Stéphane Héaume – Janvier 2014
FORT par Julie Wolkenstein - Janvier 2014 -
Ce sont des machins qui ressemblent à des machines. Vraisemblablement, elles ont été conçues par des ingénieurs, dessinées par d’autres ingénieurs, fabriquées, assemblées, équipées, installées là, à une distance, impossible à mesurer, d’un rivage, ou d’un îlot vivable, naturel ou artificiel. On les a entretenues, réparées. Elles faisaient sans doute du bruit, crachaient peut-être de la fumée. Des humains s’y sont rendus - équipes de jour, puis de nuit ? Ils y ont procédé aux manœuvres auxquelles elles étaient destinées à servir. Car elles servaient. A détruire ou à construire quelque chose.
Photographiées par Francesca Piqueras, elles semblent ne plus servir à rien ni à personne. Ce sont des insectes, des échassiers, des top models, des extra-terrestres qui ont poussé là tout seuls, et qui, bustes lourds perchés sur des jambes comparativement graciles, attendent.
La mer, autour, a l’air froide, uniquement réchauffée par leur couleur rouille.
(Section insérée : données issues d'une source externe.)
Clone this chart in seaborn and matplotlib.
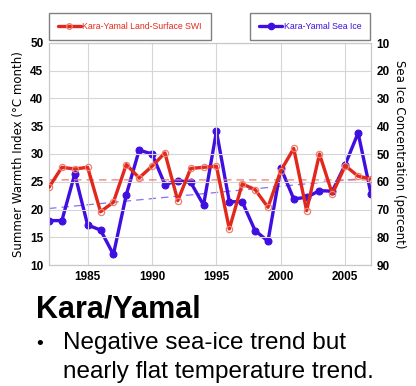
import numpy as np
import pandas as pd
import matplotlib
matplotlib.use("Agg")
import matplotlib.pyplot as plt
from matplotlib import font_manager
import seaborn as sns

years = list(range(1982, 2008))
swi = [24.0, 27.6, 27.3, 27.6, 19.6, 21.3, 28.1, 25.7, 27.8, 30.2, 21.6, 27.4, 27.6,
       27.8, 16.5, 24.6, 23.6, 20.4, 27.0, 31.0, 19.8, 30.0, 22.8, 27.9, 26.0, 25.5]
sea_ice = [74.0, 74.0, 57.2, 75.6, 77.4, 86.2, 64.7, 48.6, 50.0, 61.0, 59.6, 60.2, 68.4,
           41.8, 67.2, 67.2, 77.6, 81.4, 55.0, 66.2, 65.6, 63.2, 63.4, 53.8, 42.4, 64.4]

df = pd.DataFrame({"year": years, "swi": swi, "ice": sea_ice})

red = "#e2281c"
blue = "#3f0ee0"

sns.set_theme(style="white")
names = {f.name for f in font_manager.fontManager.ttflist}
narrow = "Liberation Sans Narrow" if "Liberation Sans Narrow" in names else "Liberation Sans"
plt.rcParams["font.family"] = [narrow, "DejaVu Sans"]
plt.rcParams["text.color"] = "black"

fig = plt.figure(figsize=(4.16, 3.86), dpi=100)
ax = fig.add_axes([49 / 416, 1 - 265 / 386, 322 / 416, 222 / 386])
ax2 = ax.twinx()

# trends
yr = np.array(years)
p1 = np.polyfit(yr, swi, 1)
p2 = np.polyfit(yr, sea_ice, 1)
ax.plot(yr, np.polyval(p1, yr), color="#f07a70", lw=0.9, ls=(0, (6, 4)), zorder=2)
ax2.plot(yr, np.polyval(p2, yr), color="#8a70f0", lw=0.9, ls=(0, (6, 4)), zorder=2)

sns.lineplot(data=df, x="year", y="swi", ax=ax, color=red, lw=2.4, marker="o",
             markersize=4.5, markerfacecolor="none", markeredgecolor="#f08070",
             markeredgewidth=0.9, zorder=4)
sns.lineplot(data=df, x="year", y="ice", ax=ax2, color=blue, lw=2.4, marker="o",
             markersize=5, markeredgecolor=blue, zorder=4)

ax.set_xlim(1982, 2007)
ax.set_ylim(10, 50)
ax2.set_ylim(90, 10)
ax.set_xticks([1985, 1990, 1995, 2000, 2005])
ax.set_yticks(range(10, 51, 5))
ax2.set_yticks(range(10, 91, 10))
ax.grid(True, color="#d6d6d6", lw=0.8)
ax.set_zorder(ax2.get_zorder() + 1)
ax.patch.set_visible(False)

for a in (ax, ax2):
    a.tick_params(length=0, labelsize=8.5, pad=4, labelcolor="black")
    for s in a.spines.values():
        s.set_color("#c8c8c8")
        s.set_linewidth(0.8)
    for t in a.get_xticklabels() + a.get_yticklabels():
        t.set_fontweight("bold")

ax.set_xlabel("")
ax.set_ylabel("Summer Warmth Index (°C month)", fontsize=8.5, family="DejaVu Sans",
              labelpad=4, color="black")
ax2.set_ylabel("Sea Ice Concentration (percent)", fontsize=8.5, family="DejaVu Sans",
               rotation=270, labelpad=12, color="black")

h1 = plt.Line2D([], [], color=red, lw=2.4, marker="o", markersize=4,
                markerfacecolor="none", markeredgecolor="#f08070")
h2 = plt.Line2D([], [], color=blue, lw=2.4, marker="o", markersize=4.5)
leg_kw = dict(fancybox=False, edgecolor="#808080", fontsize=6.3, handlelength=2.6,
              handletextpad=0.2, borderpad=1.0, borderaxespad=0, framealpha=1)
fig.legend([h1], ["Kara-Yamal Land-Surface SWI"], loc="upper left",
           bbox_to_anchor=(49 / 416, 1 - 13 / 386), labelcolor=red, **leg_kw)
fig.legend([h2], ["Kara-Yamal Sea Ice"], loc="upper right",
           bbox_to_anchor=(370 / 416, 1 - 13 / 386), labelcolor=blue, **leg_kw)

fig.text(36 / 416, 1 - 318 / 386, "Kara/Yamal", fontsize=22, fontweight="bold",
         family="Liberation Sans", va="baseline")
fig.text(36 / 416, 1 - 349 / 386, "•", fontsize=14, family="Liberation Sans",
         va="baseline")
fig.text(63 / 416, 1 - 349 / 386, "Negative sea-ice trend but", fontsize=17.5,
         family="Liberation Sans", va="baseline")
fig.text(63 / 416, 1 - 378 / 386, "nearly flat temperature trend.", fontsize=17.5,
         family="Liberation Sans", va="baseline")

fig.savefig("out.png", dpi=100)
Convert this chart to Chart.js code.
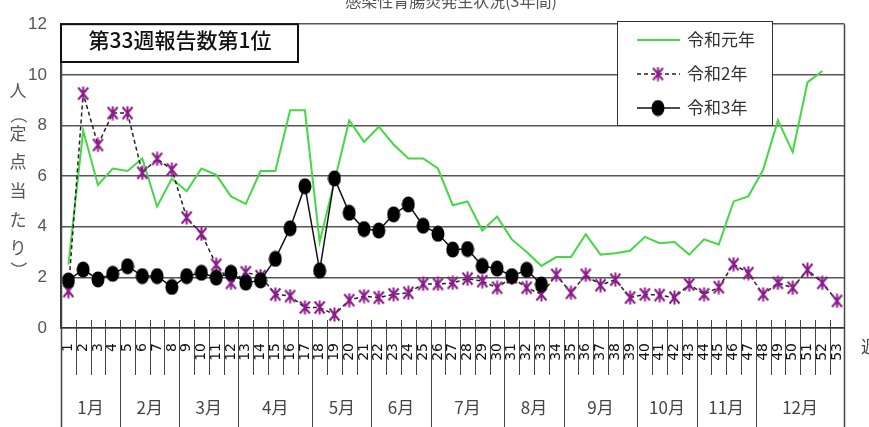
<!DOCTYPE html>
<html><head><meta charset="utf-8">
<script src="https://cdn.jsdelivr.net/npm/chart.js@4.4.0/dist/chart.umd.min.js"></script>
<style>html,body{margin:0;padding:0;background:#fff;overflow:hidden}canvas{display:block}</style>
</head><body>
<canvas id="c" width="869" height="427"></canvas>
<script>
// ---- data ----
const weeks = ['1','2','3','4','5','6','7','8','9','10','11','12','13','14','15','16','17','18','19','20',
  '21','22','23','24','25','26','27','28','29','30','31','32','33','34','35','36','37','38','39','40',
  '41','42','43','44','45','46','47','48','49','50','51','52','53'];
const r1 = [2.5,7.8,5.65,6.3,6.2,6.7,4.8,5.9,5.4,6.3,6.05,5.2,4.9,6.2,6.2,8.6,8.6,3.4,5.8,8.2,
  7.35,7.95,7.25,6.7,6.7,6.3,4.85,5.0,3.85,4.4,3.5,3.0,2.45,2.8,2.8,3.7,2.9,2.95,3.05,3.6,
  3.35,3.4,2.9,3.5,3.3,5.0,5.2,6.25,8.2,6.95,9.7,10.15,null];
const r2 = [1.46,9.26,7.23,8.49,8.49,6.13,6.68,6.26,4.36,3.72,2.5,1.78,2.2,2.05,1.33,1.26,0.81,0.81,0.53,1.1,
  1.26,1.2,1.33,1.39,1.74,1.74,1.78,1.95,1.85,1.59,2.0,1.59,1.33,2.1,1.39,2.1,1.69,1.91,1.2,1.33,
  1.3,1.2,1.72,1.33,1.61,2.52,2.17,1.33,1.78,1.59,2.3,1.78,1.07];
const r3 = [1.88,2.31,1.92,2.14,2.44,2.05,2.05,1.62,2.05,2.18,1.99,2.18,1.79,1.88,2.73,3.94,5.6,2.27,5.91,4.55,
  3.91,3.85,4.49,4.88,4.04,3.72,3.1,3.12,2.45,2.35,2.05,2.3,1.72];
const seriesNames = ['令和元年','令和2年','令和3年'];
const monthLabels = ['1月','2月','3月','4月','5月','6月','7月','8月','9月','10月','11月','12月'];
const monthLastWeek = [4,8,12,17,21,25,30,34,39,43,47,53];
const yTitleChars = ['人','（','定','点','当','た','り','）'];
const chartTitle = '感染性胃腸炎発生状況(3年間)';
const boxText = '第33週報告数第1位';
const xUnit = '週';

const CJK = '"Noto Sans CJK JP", "Noto Sans CJK SC", sans-serif';
const NUM = '"Liberation Sans Narrow", "Liberation Sans", Arial, sans-serif';
const WK = '"DejaVu Sans", sans-serif';

function makeStar(){
  const c=document.createElement('canvas'); c.width=13; c.height=15;
  const g=c.getContext('2d'); g.strokeStyle='#8b1a8b'; g.lineWidth=2;
  g.beginPath();
  g.moveTo(1.5,1.5); g.lineTo(11.5,13.5); g.moveTo(11.5,1.5); g.lineTo(1.5,13.5);
  g.moveTo(6.5,0.5); g.lineTo(6.5,14.5);
  g.stroke(); return c;
}
function makeDot(){
  const c=document.createElement('canvas'); c.width=14; c.height=17;
  const g=c.getContext('2d'); g.fillStyle='#000';
  g.beginPath(); g.ellipse(7,8.5,6.5,8,0,0,Math.PI*2); g.fill(); return c;
}
const starImg = makeStar(), dotImg = makeDot();

const decor = {
  id:'decor',
  afterDraw(chart){
    const {ctx, chartArea:a, scales:{x}} = chart;
    const H = chart.height;
    const n = weeks.length;
    const bx = i => i===0 ? a.left : (i===n ? a.right : (x.getPixelForValue(i-1)+x.getPixelForValue(i))/2);
    const monthEdges = new Set([0].concat(monthLastWeek));
    ctx.save();
    ctx.strokeStyle='#444'; ctx.lineWidth=1;
    for (let i=0;i<=n;i++){
      const px = Math.round(bx(i))+0.5;
      ctx.beginPath();
      if (i===0||i===n){ ctx.lineWidth=1.5; ctx.moveTo(px,a.top); ctx.lineTo(px,H); }
      else if (monthEdges.has(i)){ ctx.lineWidth=1; ctx.moveTo(px,a.bottom-8); ctx.lineTo(px,H); }
      else { ctx.lineWidth=1; ctx.moveTo(px,a.bottom-8); ctx.lineTo(px,a.bottom+47); }
      ctx.stroke();
    }
    // month labels
    ctx.fillStyle='#444'; ctx.font='17px '+CJK; ctx.textAlign='center'; ctx.textBaseline='middle';
    let start=0;
    monthLabels.forEach((m,k)=>{
      const end=monthLastWeek[k];
      ctx.fillText(m,(bx(start)+bx(end))/2,408);
      start=end;
    });
    // x unit
    ctx.textAlign='left'; ctx.fillText(xUnit,861,347);
    // y title (vertical writing)
    ctx.fillStyle='#555'; ctx.font='17px '+CJK; ctx.textAlign='center'; ctx.textBaseline='middle';
    const ys=[91,115,134,162,191,220,248,270];
    yTitleChars.forEach((ch,i)=>{
      if (ch==='（'||ch==='）'){
        ctx.save(); ctx.translate(18,ys[i]); ctx.rotate(Math.PI/2); ctx.fillText(ch,0,0); ctx.restore();
      } else ctx.fillText(ch,18,ys[i]);
    });
    // chart title (cut off at top)
    ctx.font='16px '+CJK; ctx.fillStyle='#555'; ctx.textBaseline='alphabetic';
    ctx.fillText(chartTitle,451,7);
    // box
    ctx.fillStyle='#fff'; ctx.fillRect(a.left,a.top,298-a.left,62-a.top);
    ctx.strokeStyle='#111'; ctx.lineWidth=2; ctx.strokeRect(a.left,a.top,298-a.left,62-a.top);
    ctx.fillStyle='#111'; ctx.font='500 21px '+CJK; ctx.textAlign='center'; ctx.textBaseline='middle';
    ctx.fillText(boxText,180,40);
    // legend
    const L={x:617,y:21,w:155,h:104};
    ctx.fillStyle='#fff'; ctx.fillRect(L.x,L.y,L.w,L.h);
    ctx.strokeStyle='#333'; ctx.lineWidth=1; ctx.strokeRect(L.x+0.5,L.y+0.5,L.w,L.h);
    const rows=[40,74,108];
    chart.data.datasets.forEach((ds,i)=>{
      const yy=rows[i];
      ctx.save();
      ctx.strokeStyle=ds.borderColor; ctx.lineWidth=ds.borderWidth;
      ctx.setLineDash(ds.borderDash||[]);
      ctx.beginPath(); ctx.moveTo(637,yy); ctx.lineTo(680,yy); ctx.stroke();
      ctx.restore();
      if (ds.pointStyle && ds.pointRadius>0){
        const im=ds.pointStyle; ctx.drawImage(im,658-im.width/2,yy-im.height/2);
      }
      ctx.fillStyle='#333'; ctx.font='17px '+CJK; ctx.textAlign='left'; ctx.textBaseline='middle';
      ctx.fillText(ds.label,687,yy);
    });
    ctx.restore();
  }
};

new Chart(document.getElementById('c'),{
  type:'line',
  data:{labels:weeks,datasets:[
    {label:seriesNames[0],data:r1,borderColor:'#44d844',borderWidth:2,pointRadius:0,tension:0,order:2},
    {label:seriesNames[1],data:r2,borderColor:'#222',borderWidth:1.5,borderDash:[4,3],pointStyle:starImg,pointRadius:7,order:1},
    {label:seriesNames[2],data:r3,borderColor:'#111',borderWidth:1.5,pointStyle:dotImg,pointRadius:7,order:0}
  ]},
  options:{
    responsive:false, animation:false,
    layout:{padding:{left:0,top:15,right:16,bottom:0}},
    plugins:{legend:{display:false},tooltip:{enabled:false}},
    scales:{
      x:{type:'category',offset:true,
        grid:{display:false,drawTicks:false},
        border:{display:true,color:'#333',width:1.5},
        ticks:{autoSkip:false,maxRotation:90,minRotation:90,padding:15,color:'#111',font:{size:14,family:WK}},
        afterFit(s){s.height=99;}},
      y:{min:0,max:12,
        ticks:{stepSize:2,padding:14,color:'#555',font:{size:17,family:NUM}},
        grid:{color:'#555',lineWidth:1.5,drawTicks:false},
        border:{display:true,color:'#333',width:1.5},
        afterFit(s){s.width=61;}}
    }
  },
  plugins:[decor]
});
</script>
</body></html>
Couleur d’origine ou oxydation ? Ils attendent comme des objets, inanimés, c’est-à-dire peut-être sans âme, en tout cas sans conscience du temps qui passe sans que cesse leur attente.
Ils nous regardent patiemment, tantôt isolés, tantôt regroupés dans un pathétique effort pour rompre cet isolement : parce que la nuit tombe ? parce que la mer s’est encore refroidie ? parce que les nuages, ou le soleil qui soudain les troue les menace ? parce que se forment parfois entre eux des alliances, des familles ?
Ils vieillissent. Personne ne vient. A une distance elle aussi impossible à mesurer, paraît plantée leur matrice, plus large, plus tankée, soutenue par deux gros piliers. Ce n’est pas elle qu’ils attendent. Elle, c’est une ruine qui couve des épaves. Ils ne sont pas tout à fait orphelins, c’est déjà ça.
Il y a, dans un jeu vidéo culte qui s’appelle Myst, plusieurs mondes où ces bestioles anthropomorphes aux rouages grippés pourraient vivre, des mondes mal situés, entourés d’eau, reliés à rien, des îles mécaniques elles aussi hors d’usage : le joueur y mène une quête, fait tourner des roues grinçantes, déniche des chaînes, manipule des leviers arthritiques, appuie sur des boutons qui gémissent vainement. Mais s’il réfléchit vraiment, et y passe suffisamment de nuits blanches, le métal lentement se réveille, un engrenage se met en marche, une aiguille, sous un cadran de verre piqué, tressaute, une porte épaisse aux gonds sonores s’entre-ouvre : une partie de la partie est gagnée.
« Fort », nous dit Francesca. Comme, sûrement, ce n’est pas pour railler la robustesse dérisoire, rongée par le sel, l’utilité défunte de ses créatures aux yeux de fer braqués sur nous, est-ce qu’elle nous demande de croire à leur imminente résurrection ? Ou plutôt qu’elle rend hommage à leur constance passive, à cette inertie apparente, démentie par leur regard sur nous, et nous invite à leur rendre ce regard, dans un échange qui, sans l’achever, distraira leur attente ?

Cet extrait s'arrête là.